What happened
On June 23, 2026, the board of CS Diagnostics Corp. (OTCQB: CSDX) determined that the company's previously issued financial statements for the fiscal years 2022, 2023, 2024, and 2025, along with any interim reports covering those periods, should no longer be relied upon. The decision follows a review of the company's accounting that was prompted by communications with the SEC's Division of Corporation Finance.
The $499.4 million intangible asset
The central problem is an intangible asset valued at approximately $499.4 million that was recorded in connection with a transaction on September 4, 2023. Management now believes that asset was improperly recognized and must be removed from the balance sheet entirely.
The company's preliminary view is that the transaction should have been treated under accounting rules for deals between entities under common control (ASC 805-50), not under a fair value acquisition model. Management is also reviewing whether other accounting standards apply, including those governing research and development costs, goodwill, and fair value measurement.
Removing the asset will require restating financials for one or more reporting periods. The company expects the restatement to materially reduce total assets and stockholders' equity, and it may also affect accumulated deficit, internal control conclusions, and other line items.

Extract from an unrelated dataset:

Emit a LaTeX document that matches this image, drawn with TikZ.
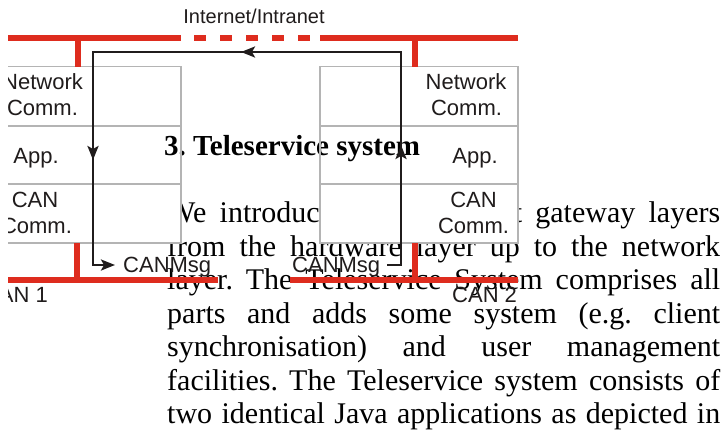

Auditor problems add to the mess
The company also disclosed that its former auditor, Olayinka Oyebola & Co., is subject to SEC and related regulatory restrictions. Any audit reports issued by that firm for historical periods can no longer be trusted, and any financial statements that relied on those audits are also unreliable.
CS Diagnostics has since hired Shah Teelani & Associates, a Dubai-based PCAOB-registered firm, as its new independent auditor. Shah Teelani will re-audit the affected periods and audit the fiscal year ended December 31, 2025. The company also retained KBF Advisory LLC as a technical accounting advisor to help sort through the accounting treatment of the intangible asset.
What comes next
The company says it has started a comprehensive review of its internal controls over financial reporting to find and fix the weaknesses that allowed the misstatement. It also committed to holding an annual shareholder meeting as soon as possible, where management plans to give a detailed update on the restatement process.
CS Diagnostics has not provided a firm timeline for completing the restated filings but said it intends to file them, along with its overdue 2025 annual report, as quickly as it can.
Why this matters for investors
A non-reliance determination covering four fiscal years is a serious red flag. It means every financial number the company has reported since 2022 is now in question. The removal of a $499.4 million asset from a company with a market capitalization of roughly $28 million will dramatically reshape the balance sheet. Investors should expect reported net worth to drop sharply once restated figures are published.
The company's stock trades on the OTCQB venture market, and it has already delayed its quarterly report for the period ended March 31, 2026. Until restated financials are filed, investors are operating without reliable baseline numbers.